Stated task: Take every line from the first down to the line with "plt.rcParams['axes.unicode_minus'] = False" and set it down exactly, without the pictures.

--- Start Collected material ---

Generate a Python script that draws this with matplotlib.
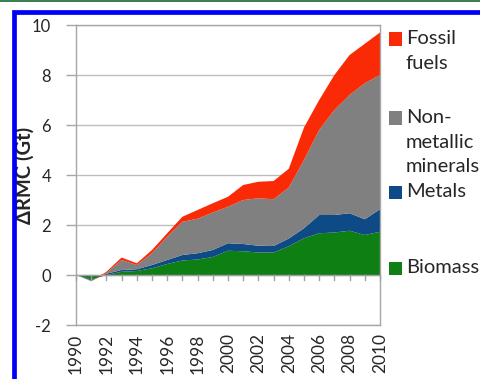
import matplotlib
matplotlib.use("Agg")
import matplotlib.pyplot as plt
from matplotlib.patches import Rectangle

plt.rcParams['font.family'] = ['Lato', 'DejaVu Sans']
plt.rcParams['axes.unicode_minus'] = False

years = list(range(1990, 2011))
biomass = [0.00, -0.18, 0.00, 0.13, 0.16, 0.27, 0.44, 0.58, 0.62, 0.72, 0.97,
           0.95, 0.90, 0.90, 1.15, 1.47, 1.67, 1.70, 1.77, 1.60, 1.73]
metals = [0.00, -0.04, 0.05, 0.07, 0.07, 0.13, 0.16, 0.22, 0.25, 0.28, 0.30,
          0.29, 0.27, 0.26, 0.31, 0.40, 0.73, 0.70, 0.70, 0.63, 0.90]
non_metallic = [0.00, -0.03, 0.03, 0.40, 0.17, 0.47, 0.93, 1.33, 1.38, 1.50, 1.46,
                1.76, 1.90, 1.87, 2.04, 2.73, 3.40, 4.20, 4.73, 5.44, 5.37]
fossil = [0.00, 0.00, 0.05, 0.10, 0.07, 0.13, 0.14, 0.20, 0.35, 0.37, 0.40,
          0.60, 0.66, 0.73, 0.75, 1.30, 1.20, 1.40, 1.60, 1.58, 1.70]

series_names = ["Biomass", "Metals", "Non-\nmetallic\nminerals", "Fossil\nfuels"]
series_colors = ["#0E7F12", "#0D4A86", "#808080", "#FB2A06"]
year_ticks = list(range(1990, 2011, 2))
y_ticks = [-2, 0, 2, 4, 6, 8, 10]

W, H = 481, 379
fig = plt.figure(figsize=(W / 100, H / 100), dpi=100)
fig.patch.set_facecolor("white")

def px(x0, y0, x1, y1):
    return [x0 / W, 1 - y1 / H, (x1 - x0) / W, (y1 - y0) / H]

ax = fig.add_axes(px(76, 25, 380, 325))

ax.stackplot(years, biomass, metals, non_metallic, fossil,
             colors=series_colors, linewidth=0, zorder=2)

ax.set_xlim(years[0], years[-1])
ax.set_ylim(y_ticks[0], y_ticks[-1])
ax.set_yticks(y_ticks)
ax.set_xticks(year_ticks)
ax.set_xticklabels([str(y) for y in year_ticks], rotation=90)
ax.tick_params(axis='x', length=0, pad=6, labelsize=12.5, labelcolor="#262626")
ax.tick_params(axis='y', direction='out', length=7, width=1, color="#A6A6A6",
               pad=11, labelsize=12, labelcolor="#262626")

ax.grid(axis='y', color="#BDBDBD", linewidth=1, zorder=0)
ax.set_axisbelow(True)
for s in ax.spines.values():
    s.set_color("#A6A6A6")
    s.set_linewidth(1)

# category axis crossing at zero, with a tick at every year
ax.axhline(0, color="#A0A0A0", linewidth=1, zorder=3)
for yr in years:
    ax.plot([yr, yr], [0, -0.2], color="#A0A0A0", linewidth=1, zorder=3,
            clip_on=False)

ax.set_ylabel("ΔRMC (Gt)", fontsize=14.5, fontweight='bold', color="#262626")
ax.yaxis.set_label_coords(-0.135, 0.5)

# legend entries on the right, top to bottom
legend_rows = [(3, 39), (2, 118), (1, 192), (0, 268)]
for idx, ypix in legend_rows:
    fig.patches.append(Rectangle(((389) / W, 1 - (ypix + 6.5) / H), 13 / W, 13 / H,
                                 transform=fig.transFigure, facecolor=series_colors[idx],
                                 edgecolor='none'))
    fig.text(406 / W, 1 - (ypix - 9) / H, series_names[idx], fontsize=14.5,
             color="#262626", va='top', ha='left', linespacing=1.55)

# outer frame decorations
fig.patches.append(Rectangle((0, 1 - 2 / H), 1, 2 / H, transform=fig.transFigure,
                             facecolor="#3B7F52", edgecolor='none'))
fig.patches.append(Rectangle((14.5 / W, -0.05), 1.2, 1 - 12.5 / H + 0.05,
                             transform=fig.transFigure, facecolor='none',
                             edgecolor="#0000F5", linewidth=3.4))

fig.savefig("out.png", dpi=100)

--- End Collected material ---

Solution for this exercise:
Generate a Python script that draws this with matplotlib.
import matplotlib
matplotlib.use("Agg")
import matplotlib.pyplot as plt
from matplotlib.patches import Rectangle

plt.rcParams['font.family'] = ['Lato', 'DejaVu Sans']
plt.rcParams['axes.unicode_minus'] = False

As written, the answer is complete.